**What the task requires:**
Tally the lines that contain "with" and report the total alone.

----

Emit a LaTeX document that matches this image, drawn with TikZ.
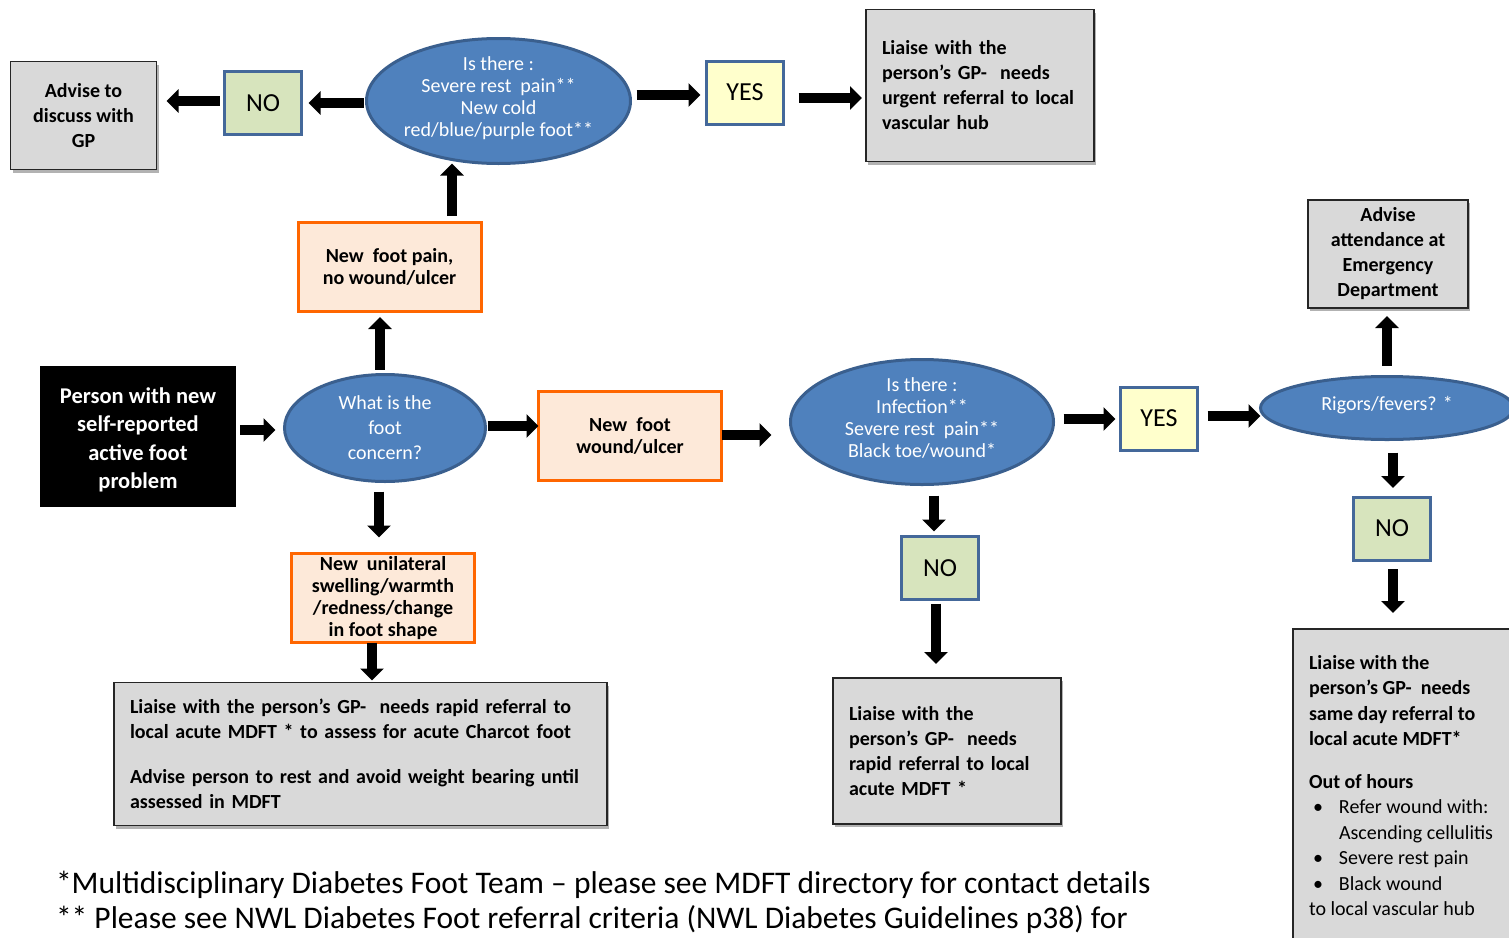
\documentclass[tikz,border=0pt]{standalone}
\usepackage{fontspec}
\setmainfont{Carlito}
\usetikzlibrary{arrows.meta,shapes.geometric,shadows}
\definecolor{ellfill}{HTML}{4F81BD}
\definecolor{elldraw}{HTML}{3A5F8E}
\definecolor{nofill}{HTML}{D7E4BD}
\definecolor{yesfill}{HTML}{FFFFCC}
\definecolor{qdraw}{HTML}{44689A}
\definecolor{orfill}{HTML}{FDE9D9}
\definecolor{ordraw}{HTML}{FF6600}
\definecolor{grayfill}{HTML}{D9D9D9}
\definecolor{graydraw}{HTML}{262626}
\tikzset{
 every node/.style={outer sep=0pt},
 ell/.style={ellipse, draw=elldraw, fill=ellfill, line width=3pt, inner sep=0pt},
 elltext/.style={text=white, inner sep=0pt, align=center, font=\fontsize{20}{22}\selectfont},
 ansno/.style={rectangle, draw=qdraw, fill=nofill, line width=3pt, minimum width=77pt, minimum height=63pt, font=\fontsize{26}{30}\selectfont},
 ansyes/.style={ansno, fill=yesfill},
 orbox/.style={rectangle, draw=ordraw, fill=orfill, line width=3pt, align=center, inner sep=0pt, font=\bfseries\fontsize{20}{22}\selectfont, minimum width=183pt, minimum height=89pt},
 graybox/.style={rectangle, draw=graydraw, fill=grayfill, line width=1.5pt, font=\bfseries\fontsize{20}{25}\selectfont, drop shadow={shadow xshift=2pt, shadow yshift=-3pt, opacity=0.3, fill=black}},
 barrow/.style={line width=9.5pt, -{Triangle[width=23pt,length=12pt]}},
 foot/.style={font=\fontsize{31.5}{35}\selectfont, anchor=west, inner sep=0pt},
}
\begin{document}
\begin{tikzpicture}[x=1pt,y=-1pt]
\useasboundingbox (0,0) rectangle (1509,937);
\clip (0,0) rectangle (1509,937);

% helper rows / columns for arrows
\coordinate (ra) at (0,103);
\coordinate (rb) at (0,101);
\coordinate (rc) at (0,95);
\coordinate (rd) at (0,98);
\coordinate (re) at (0,430);
\coordinate (rf) at (0,426);
\coordinate (rg) at (0,435);
\coordinate (rh) at (0,419);
\coordinate (ri) at (0,416);
\coordinate (ca) at (452,0);
\coordinate (cb) at (380,0);
\coordinate (cc) at (1387,0);
\coordinate (cd) at (1393,0);
\coordinate (ce) at (934,0);
\coordinate (cf) at (936,0);
\coordinate (cg) at (379,0);
\coordinate (ch) at (372,0);

% top row
\node[graybox, align=center, minimum width=146pt, minimum height=108pt] (adv) at (83.5,115.5) {Advise to\\discuss with\\GP};
\node[ansno] (no1) at (263,103) {NO};
\node[ell, minimum width=264pt, minimum height=125pt] (e1) at (498.5,101) {};
\node[elltext] (e1t) at ([yshift=3pt]e1.center) {Is there :\\Severe rest\ \ pain**\\New cold\\red/blue/purple foot**};
\node[ansyes] (yes1) at (745,92.5) {YES};
\node[graybox, align=left, text width=196pt, inner xsep=16pt, minimum height=152pt] (l1) at (980,85.5) {Liaise with the\\person’s GP-\ \ needs\\urgent referral to local\\vascular hub};

\node[orbox] (pain) at (389.5,266.5) {New\ \ foot pain,\\no wound/ulcer};

% middle row
\node[rectangle, fill=black, text=white, minimum width=196pt, minimum height=141pt, align=center, font=\bfseries\fontsize{22.5}{28.5}\selectfont] (black) at (138,436) {\rule{0pt}{24pt}Person with new\\self-reported\\active foot\\problem};
\node[ell, minimum width=201pt, minimum height=107pt] (what) at (385,428) {};
\node[elltext, font=\fontsize{20}{25}\selectfont] (whatt) at (what.center) {What is the\\foot\\concern?};
\node[orbox] (wound) at (630,436) {New\ \ foot\\wound/ulcer};
\node[ell, minimum width=263pt, minimum height=125pt] (e2) at (922,422) {};
\node[elltext] (e2t) at ([yshift=4pt]e2.center) {Is there :\\Infection**\\Severe rest\ \ pain**\\Black toe/wound*};
\node[ansyes] (yes2) at (1159,418.5) {YES};
\node[ell, minimum width=253pt, minimum height=63pt] (e3) at (1387,408) {};
\node[elltext] (e3t) at ([yshift=3pt]e3.center) {Rigors/fevers? *};
\node[graybox, align=center, minimum width=160pt, minimum height=108pt] (ed) at (1388,254) {Advise\\attendance at\\Emergency\\Department};
\node[ansno] (no3) at (1392,528.5) {NO};
\node[ansno] (no2) at (940,568) {NO};

% bottom row
\node[orbox] (uni) at (383,598) {New\ \ unilateral\\swelling/warmth\\/redness/change\\in foot shape};
\node[graybox, align=left, text width=461pt, inner xsep=16pt, minimum height=143pt] (bl) at (360.5,754) {Liaise with the person’s GP-\ \ needs rapid referral to\\local acute MDFT * to assess for acute Charcot foot\\[20pt]Advise person to rest and avoid weight bearing until\\assessed in MDFT};
\node[graybox, align=left, text width=196pt, inner xsep=16pt, minimum height=146pt] (mid) at (947,751) {Liaise with the\\person’s GP-\ \ needs\\rapid referral to local\\acute MDFT *};
\node[graybox, anchor=north west, inner xsep=16pt, inner ysep=26pt] (right) at (1293,629) {\parbox[t][300pt][t]{205pt}{\raggedright\baselineskip=25.5pt
Liaise with the\\
person’s GP-\ \ needs\\
same day referral to\\
local acute MDFT*\\[17pt]
Out of hours\\
\mdseries\makebox[30pt][l]{\hspace{4pt}•}Refer wound with:\\
\hspace*{30pt}Ascending cellulitis\\
\makebox[30pt][l]{\hspace{4pt}•}Severe rest pain\\
\makebox[30pt][l]{\hspace{4pt}•}Black wound\\
to local vascular hub}};

% footnotes
\node[foot] (fn1) at (56,885) {*Multidisciplinary Diabetes Foot Team – please see MDFT directory for contact details};
\node[foot] (fn2) at (56,920) {** Please see NWL Diabetes Foot referral criteria (NWL Diabetes Guidelines p38) for};

% arrows
\draw[barrow, shorten <=3pt, shorten >=7pt] (e1.west |- ra) -- (no1.east |- ra);
\draw[barrow, shorten <=5pt, shorten >=10pt] (no1.west |- rb) -- (adv.east |- rb);
\draw[barrow, shorten <=6pt, shorten >=6pt] (e1.east |- rc) -- (yes1.west |- rc);
\draw[barrow, shorten <=15pt, shorten >=4pt] (yes1.east |- rd) -- (l1.west |- rd);
\draw[barrow, shorten <=6pt] (ca |- pain.north) -- (ca |- e1.south);
\draw[barrow, shorten <=5pt, shorten >=6pt] (cb |- what.north) -- (cb |- pain.south);
\draw[barrow, shorten <=4pt, shorten >=9pt] (black.east |- re) -- (what.west |- re);
\draw[barrow, shorten <=2pt] (what.east |- rf) -- (wound.west |- rf);
\draw[barrow, shorten >=19pt] (wound.east |- rg) -- (e2.west |- rg);
\draw[barrow, shorten <=10pt, shorten >=5pt] (e2.east |- rh) -- (yes2.west |- rh);
\draw[barrow, shorten <=10pt] (yes2.east |- ri) -- (e3.west |- ri);
\draw[barrow, shorten <=11pt, shorten >=8pt] (cc |- e3.north) -- (cc |- ed.south);
\draw[barrow, shorten <=13pt, shorten >=9pt] (cd |- e3.south) -- (cd |- no3.north);
\draw[barrow, shorten <=9pt, shorten >=16pt] (cd |- no3.south) -- (cd |- right.north);
\draw[barrow, shorten <=11pt, shorten >=5pt] (ce |- e2.south) -- (ce |- no2.north);
\draw[barrow, shorten <=4pt, shorten >=14pt] (cf |- no2.south) -- (cf |- mid.north);
\draw[barrow, shorten <=10pt, shorten >=16pt] (cg |- what.south) -- (cg |- uni.north);
\draw[barrow, shorten >=2pt] (ch |- uni.south) -- (ch |- bl.north);
\end{tikzpicture}
\end{document}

----

**Exercise output:**
8